• TASK BRIEF: Without the pictures, set down every line of the data exactly.

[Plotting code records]

════════

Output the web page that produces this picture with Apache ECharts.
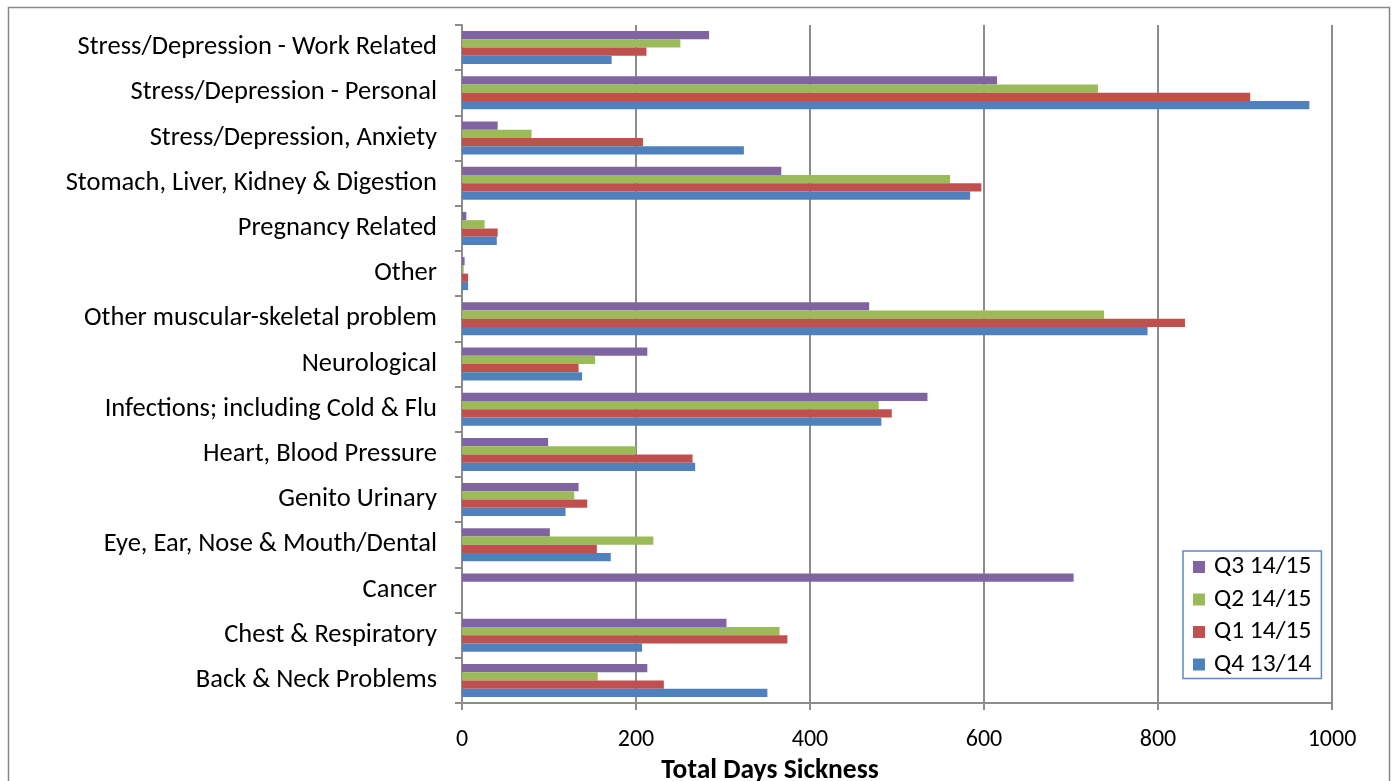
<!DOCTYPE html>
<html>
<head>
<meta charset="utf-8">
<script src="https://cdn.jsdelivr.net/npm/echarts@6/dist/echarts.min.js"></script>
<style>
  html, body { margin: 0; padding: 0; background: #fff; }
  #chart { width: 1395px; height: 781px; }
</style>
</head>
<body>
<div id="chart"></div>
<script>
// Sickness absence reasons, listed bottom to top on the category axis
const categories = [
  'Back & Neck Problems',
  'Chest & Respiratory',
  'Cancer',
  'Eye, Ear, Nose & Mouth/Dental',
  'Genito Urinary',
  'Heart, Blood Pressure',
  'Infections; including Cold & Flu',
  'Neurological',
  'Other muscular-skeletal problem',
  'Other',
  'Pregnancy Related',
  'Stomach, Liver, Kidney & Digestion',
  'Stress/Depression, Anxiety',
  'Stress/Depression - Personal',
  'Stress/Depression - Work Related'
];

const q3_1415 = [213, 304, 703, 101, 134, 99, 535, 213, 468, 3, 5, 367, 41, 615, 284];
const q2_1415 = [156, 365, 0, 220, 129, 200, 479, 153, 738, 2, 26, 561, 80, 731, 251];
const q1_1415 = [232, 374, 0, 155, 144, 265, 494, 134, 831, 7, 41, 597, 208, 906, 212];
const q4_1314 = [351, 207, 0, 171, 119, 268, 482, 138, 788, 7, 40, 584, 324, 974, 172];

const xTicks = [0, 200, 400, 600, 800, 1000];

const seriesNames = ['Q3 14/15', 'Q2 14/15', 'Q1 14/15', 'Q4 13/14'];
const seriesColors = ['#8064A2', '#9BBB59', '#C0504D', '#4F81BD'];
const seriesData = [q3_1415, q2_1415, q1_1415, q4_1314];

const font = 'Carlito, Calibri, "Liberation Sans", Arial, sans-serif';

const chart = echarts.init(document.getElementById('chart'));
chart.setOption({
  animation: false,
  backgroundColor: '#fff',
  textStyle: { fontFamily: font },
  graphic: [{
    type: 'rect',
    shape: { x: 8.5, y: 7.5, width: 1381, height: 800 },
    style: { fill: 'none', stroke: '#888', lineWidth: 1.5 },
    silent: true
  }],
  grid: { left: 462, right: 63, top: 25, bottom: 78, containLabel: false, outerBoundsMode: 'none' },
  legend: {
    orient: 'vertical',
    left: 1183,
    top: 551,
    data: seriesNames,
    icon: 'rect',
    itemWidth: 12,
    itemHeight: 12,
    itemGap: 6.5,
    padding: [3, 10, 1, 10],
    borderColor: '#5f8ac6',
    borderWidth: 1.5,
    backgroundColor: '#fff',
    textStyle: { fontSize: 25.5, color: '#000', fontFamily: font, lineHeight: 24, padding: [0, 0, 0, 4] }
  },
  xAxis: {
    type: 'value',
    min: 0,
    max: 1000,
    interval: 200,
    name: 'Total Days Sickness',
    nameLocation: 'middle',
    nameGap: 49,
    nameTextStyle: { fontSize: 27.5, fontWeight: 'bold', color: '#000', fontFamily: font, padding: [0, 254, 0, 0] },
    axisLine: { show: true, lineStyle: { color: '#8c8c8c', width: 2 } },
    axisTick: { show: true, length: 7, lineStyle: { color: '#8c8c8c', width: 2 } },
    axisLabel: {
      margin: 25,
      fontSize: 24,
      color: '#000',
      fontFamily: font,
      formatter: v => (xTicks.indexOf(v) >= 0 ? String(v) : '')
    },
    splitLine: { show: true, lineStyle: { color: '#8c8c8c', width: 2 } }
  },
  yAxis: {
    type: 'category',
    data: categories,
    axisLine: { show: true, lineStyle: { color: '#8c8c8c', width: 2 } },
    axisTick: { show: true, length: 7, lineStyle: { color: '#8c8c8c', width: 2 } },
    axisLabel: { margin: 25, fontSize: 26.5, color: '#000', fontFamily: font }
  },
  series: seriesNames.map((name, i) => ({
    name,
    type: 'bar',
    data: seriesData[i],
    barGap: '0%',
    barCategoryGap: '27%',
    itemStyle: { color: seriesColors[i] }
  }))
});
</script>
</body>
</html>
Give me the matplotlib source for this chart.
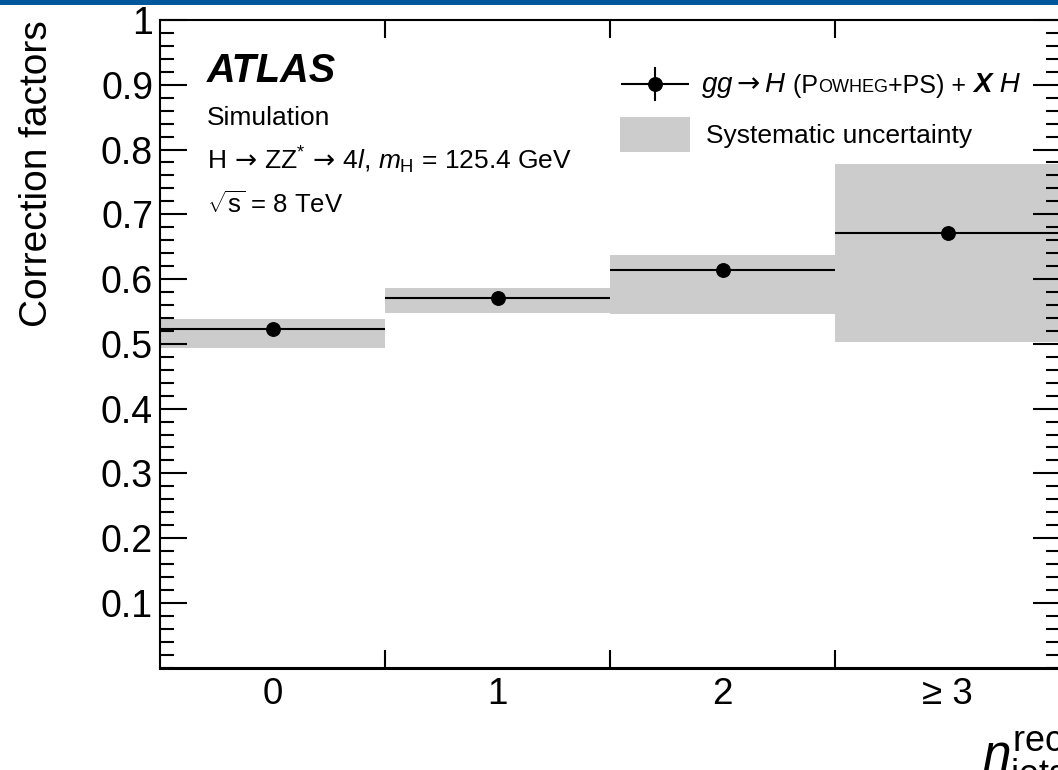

════════

• RESULT OF THIS TASK:
Output the web page that produces this picture with Apache ECharts.
<!DOCTYPE html>
<html>
<head>
<meta charset="utf-8">
<script src="https://cdn.jsdelivr.net/npm/echarts@6/dist/echarts.min.js"></script>
<style>
  html, body { margin: 0; padding: 0; background: #fff; }
  #chart { width: 1395px; height: 781px; }
</style>
</head>
<body>
<div id="chart"></div>
<script>
// Sickness absence reasons, listed bottom to top on the category axis
const categories = [
  'Back & Neck Problems',
  'Chest & Respiratory',
  'Cancer',
  'Eye, Ear, Nose & Mouth/Dental',
  'Genito Urinary',
  'Heart, Blood Pressure',
  'Infections; including Cold & Flu',
  'Neurological',
  'Other muscular-skeletal problem',
  'Other',
  'Pregnancy Related',
  'Stomach, Liver, Kidney & Digestion',
  'Stress/Depression, Anxiety',
  'Stress/Depression - Personal',
  'Stress/Depression - Work Related'
];

const q3_1415 = [213, 304, 703, 101, 134, 99, 535, 213, 468, 3, 5, 367, 41, 615, 284];
const q2_1415 = [156, 365, 0, 220, 129, 200, 479, 153, 738, 2, 26, 561, 80, 731, 251];
const q1_1415 = [232, 374, 0, 155, 144, 265, 494, 134, 831, 7, 41, 597, 208, 906, 212];
const q4_1314 = [351, 207, 0, 171, 119, 268, 482, 138, 788, 7, 40, 584, 324, 974, 172];

const xTicks = [0, 200, 400, 600, 800, 1000];

const seriesNames = ['Q3 14/15', 'Q2 14/15', 'Q1 14/15', 'Q4 13/14'];
const seriesColors = ['#8064A2', '#9BBB59', '#C0504D', '#4F81BD'];
const seriesData = [q3_1415, q2_1415, q1_1415, q4_1314];

const font = 'Carlito, Calibri, "Liberation Sans", Arial, sans-serif';

const chart = echarts.init(document.getElementById('chart'));
chart.setOption({
  animation: false,
  backgroundColor: '#fff',
  textStyle: { fontFamily: font },
  graphic: [{
    type: 'rect',
    shape: { x: 8.5, y: 7.5, width: 1381, height: 800 },
    style: { fill: 'none', stroke: '#888', lineWidth: 1.5 },
    silent: true
  }],
  grid: { left: 462, right: 63, top: 25, bottom: 78, containLabel: false, outerBoundsMode: 'none' },
  legend: {
    orient: 'vertical',
    left: 1183,
    top: 551,
    data: seriesNames,
    icon: 'rect',
    itemWidth: 12,
    itemHeight: 12,
    itemGap: 6.5,
    padding: [3, 10, 1, 10],
    borderColor: '#5f8ac6',
    borderWidth: 1.5,
    backgroundColor: '#fff',
    textStyle: { fontSize: 25.5, color: '#000', fontFamily: font, lineHeight: 24, padding: [0, 0, 0, 4] }
  },
  xAxis: {
    type: 'value',
    min: 0,
    max: 1000,
    interval: 200,
    name: 'Total Days Sickness',
    nameLocation: 'middle',
    nameGap: 49,
    nameTextStyle: { fontSize: 27.5, fontWeight: 'bold', color: '#000', fontFamily: font, padding: [0, 254, 0, 0] },
    axisLine: { show: true, lineStyle: { color: '#8c8c8c', width: 2 } },
    axisTick: { show: true, length: 7, lineStyle: { color: '#8c8c8c', width: 2 } },
    axisLabel: {
      margin: 25,
      fontSize: 24,
      color: '#000',
      fontFamily: font,
      formatter: v => (xTicks.indexOf(v) >= 0 ? String(v) : '')
    },
    splitLine: { show: true, lineStyle: { color: '#8c8c8c', width: 2 } }
  },
  yAxis: {
    type: 'category',
    data: categories,
    axisLine: { show: true, lineStyle: { color: '#8c8c8c', width: 2 } },
    axisTick: { show: true, length: 7, lineStyle: { color: '#8c8c8c', width: 2 } },
    axisLabel: { margin: 25, fontSize: 26.5, color: '#000', fontFamily: font }
  },
  series: seriesNames.map((name, i) => ({
    name,
    type: 'bar',
    data: seriesData[i],
    barGap: '0%',
    barCategoryGap: '27%',
    itemStyle: { color: seriesColors[i] }
  }))
});
</script>
</body>
</html>
Give me the matplotlib source for this chart.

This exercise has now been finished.